• [SOURCE DATA]
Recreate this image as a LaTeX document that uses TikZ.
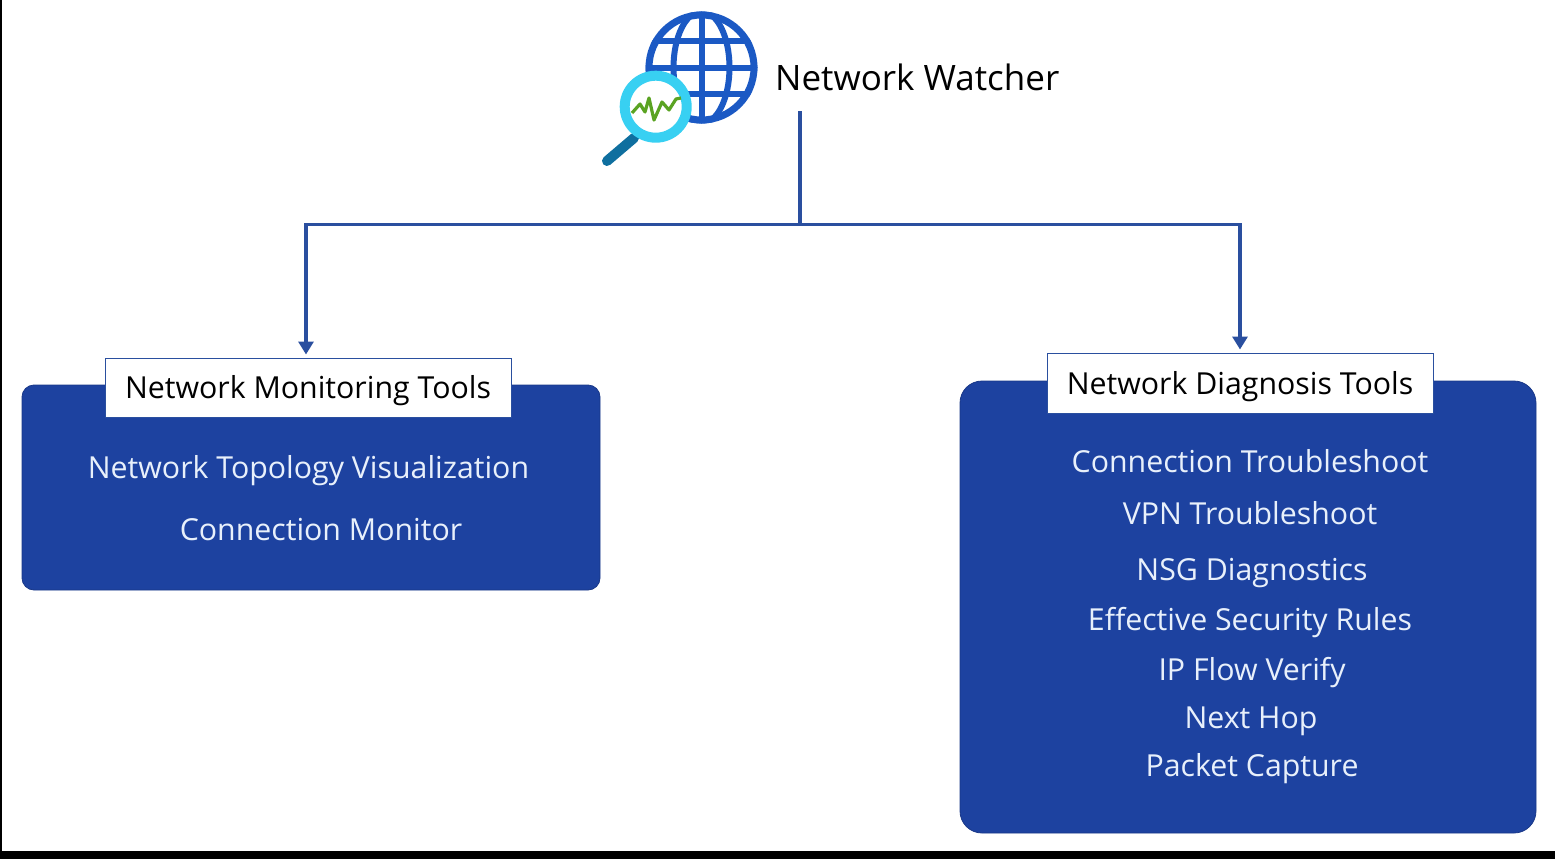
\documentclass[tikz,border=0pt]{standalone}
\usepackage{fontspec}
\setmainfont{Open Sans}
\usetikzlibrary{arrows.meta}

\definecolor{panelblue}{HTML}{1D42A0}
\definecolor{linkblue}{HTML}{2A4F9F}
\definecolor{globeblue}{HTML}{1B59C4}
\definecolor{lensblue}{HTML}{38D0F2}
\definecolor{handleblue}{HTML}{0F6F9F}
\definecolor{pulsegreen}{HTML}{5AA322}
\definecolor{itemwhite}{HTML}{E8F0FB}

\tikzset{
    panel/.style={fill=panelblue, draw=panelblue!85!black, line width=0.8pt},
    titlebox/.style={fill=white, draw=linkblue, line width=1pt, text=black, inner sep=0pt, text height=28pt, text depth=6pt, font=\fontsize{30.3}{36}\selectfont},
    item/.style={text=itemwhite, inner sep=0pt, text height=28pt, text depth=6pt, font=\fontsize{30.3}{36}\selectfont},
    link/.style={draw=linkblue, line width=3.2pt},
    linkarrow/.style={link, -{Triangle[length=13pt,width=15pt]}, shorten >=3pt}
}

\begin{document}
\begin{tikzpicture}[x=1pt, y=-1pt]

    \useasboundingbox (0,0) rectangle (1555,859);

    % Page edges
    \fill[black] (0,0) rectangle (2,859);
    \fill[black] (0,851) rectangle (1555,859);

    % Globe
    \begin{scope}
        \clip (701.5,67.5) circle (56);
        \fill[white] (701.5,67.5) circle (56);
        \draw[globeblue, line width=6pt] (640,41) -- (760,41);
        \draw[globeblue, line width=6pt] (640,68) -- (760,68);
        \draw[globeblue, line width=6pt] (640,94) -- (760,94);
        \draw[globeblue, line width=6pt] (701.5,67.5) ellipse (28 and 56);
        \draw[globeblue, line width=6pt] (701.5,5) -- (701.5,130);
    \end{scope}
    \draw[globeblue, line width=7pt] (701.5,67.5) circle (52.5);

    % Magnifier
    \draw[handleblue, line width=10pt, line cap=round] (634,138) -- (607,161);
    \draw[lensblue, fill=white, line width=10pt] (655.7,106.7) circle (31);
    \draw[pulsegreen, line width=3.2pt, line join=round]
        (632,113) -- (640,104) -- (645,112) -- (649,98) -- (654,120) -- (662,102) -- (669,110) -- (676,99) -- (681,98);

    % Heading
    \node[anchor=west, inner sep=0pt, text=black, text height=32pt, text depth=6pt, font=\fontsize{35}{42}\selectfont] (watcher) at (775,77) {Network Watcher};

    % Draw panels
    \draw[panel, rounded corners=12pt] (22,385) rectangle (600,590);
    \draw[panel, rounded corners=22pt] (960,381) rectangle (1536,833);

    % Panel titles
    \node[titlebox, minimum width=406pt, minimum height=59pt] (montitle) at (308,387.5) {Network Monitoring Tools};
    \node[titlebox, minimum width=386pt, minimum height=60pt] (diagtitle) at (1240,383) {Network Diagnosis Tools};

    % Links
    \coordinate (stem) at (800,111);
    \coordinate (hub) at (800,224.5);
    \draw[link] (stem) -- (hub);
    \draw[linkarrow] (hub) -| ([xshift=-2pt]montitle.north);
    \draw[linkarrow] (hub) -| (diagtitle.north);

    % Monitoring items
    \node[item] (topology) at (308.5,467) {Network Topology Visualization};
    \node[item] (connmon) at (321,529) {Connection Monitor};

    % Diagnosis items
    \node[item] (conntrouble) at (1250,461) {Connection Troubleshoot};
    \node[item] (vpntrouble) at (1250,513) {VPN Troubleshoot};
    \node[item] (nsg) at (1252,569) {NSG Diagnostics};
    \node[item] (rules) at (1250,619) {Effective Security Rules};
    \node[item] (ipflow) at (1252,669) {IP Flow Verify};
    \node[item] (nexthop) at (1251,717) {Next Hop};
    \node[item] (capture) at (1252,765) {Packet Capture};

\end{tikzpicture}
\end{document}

• [REQUEST] Return the full material word for word. Do not include the pictures.

• [ANSWER TO THIS EXERCISE]
Recreate this image as a LaTeX document that uses TikZ.
\documentclass[tikz,border=0pt]{standalone}
\usepackage{fontspec}
\setmainfont{Open Sans}
\usetikzlibrary{arrows.meta}

\definecolor{panelblue}{HTML}{1D42A0}
\definecolor{linkblue}{HTML}{2A4F9F}
\definecolor{globeblue}{HTML}{1B59C4}
\definecolor{lensblue}{HTML}{38D0F2}
\definecolor{handleblue}{HTML}{0F6F9F}
\definecolor{pulsegreen}{HTML}{5AA322}
\definecolor{itemwhite}{HTML}{E8F0FB}

\tikzset{
    panel/.style={fill=panelblue, draw=panelblue!85!black, line width=0.8pt},
    titlebox/.style={fill=white, draw=linkblue, line width=1pt, text=black, inner sep=0pt, text height=28pt, text depth=6pt, font=\fontsize{30.3}{36}\selectfont},
    item/.style={text=itemwhite, inner sep=0pt, text height=28pt, text depth=6pt, font=\fontsize{30.3}{36}\selectfont},
    link/.style={draw=linkblue, line width=3.2pt},
    linkarrow/.style={link, -{Triangle[length=13pt,width=15pt]}, shorten >=3pt}
}

\begin{document}
\begin{tikzpicture}[x=1pt, y=-1pt]

    \useasboundingbox (0,0) rectangle (1555,859);

    % Page edges
    \fill[black] (0,0) rectangle (2,859);
    \fill[black] (0,851) rectangle (1555,859);

    % Globe
    \begin{scope}
        \clip (701.5,67.5) circle (56);
        \fill[white] (701.5,67.5) circle (56);
        \draw[globeblue, line width=6pt] (640,41) -- (760,41);
        \draw[globeblue, line width=6pt] (640,68) -- (760,68);
        \draw[globeblue, line width=6pt] (640,94) -- (760,94);
        \draw[globeblue, line width=6pt] (701.5,67.5) ellipse (28 and 56);
        \draw[globeblue, line width=6pt] (701.5,5) -- (701.5,130);
    \end{scope}
    \draw[globeblue, line width=7pt] (701.5,67.5) circle (52.5);

    % Magnifier
    \draw[handleblue, line width=10pt, line cap=round] (634,138) -- (607,161);
    \draw[lensblue, fill=white, line width=10pt] (655.7,106.7) circle (31);
    \draw[pulsegreen, line width=3.2pt, line join=round]
        (632,113) -- (640,104) -- (645,112) -- (649,98) -- (654,120) -- (662,102) -- (669,110) -- (676,99) -- (681,98);

    % Heading
    \node[anchor=west, inner sep=0pt, text=black, text height=32pt, text depth=6pt, font=\fontsize{35}{42}\selectfont] (watcher) at (775,77) {Network Watcher};

    % Draw panels
    \draw[panel, rounded corners=12pt] (22,385) rectangle (600,590);
    \draw[panel, rounded corners=22pt] (960,381) rectangle (1536,833);

    % Panel titles
    \node[titlebox, minimum width=406pt, minimum height=59pt] (montitle) at (308,387.5) {Network Monitoring Tools};
    \node[titlebox, minimum width=386pt, minimum height=60pt] (diagtitle) at (1240,383) {Network Diagnosis Tools};

    % Links
    \coordinate (stem) at (800,111);
    \coordinate (hub) at (800,224.5);
    \draw[link] (stem) -- (hub);
    \draw[linkarrow] (hub) -| ([xshift=-2pt]montitle.north);
    \draw[linkarrow] (hub) -| (diagtitle.north);

    % Monitoring items
    \node[item] (topology) at (308.5,467) {Network Topology Visualization};
    \node[item] (connmon) at (321,529) {Connection Monitor};

    % Diagnosis items
    \node[item] (conntrouble) at (1250,461) {Connection Troubleshoot};
    \node[item] (vpntrouble) at (1250,513) {VPN Troubleshoot};
    \node[item] (nsg) at (1252,569) {NSG Diagnostics};
    \node[item] (rules) at (1250,619) {Effective Security Rules};
    \node[item] (ipflow) at (1252,669) {IP Flow Verify};
    \node[item] (nexthop) at (1251,717) {Next Hop};
    \node[item] (capture) at (1252,765) {Packet Capture};

\end{tikzpicture}
\end{document}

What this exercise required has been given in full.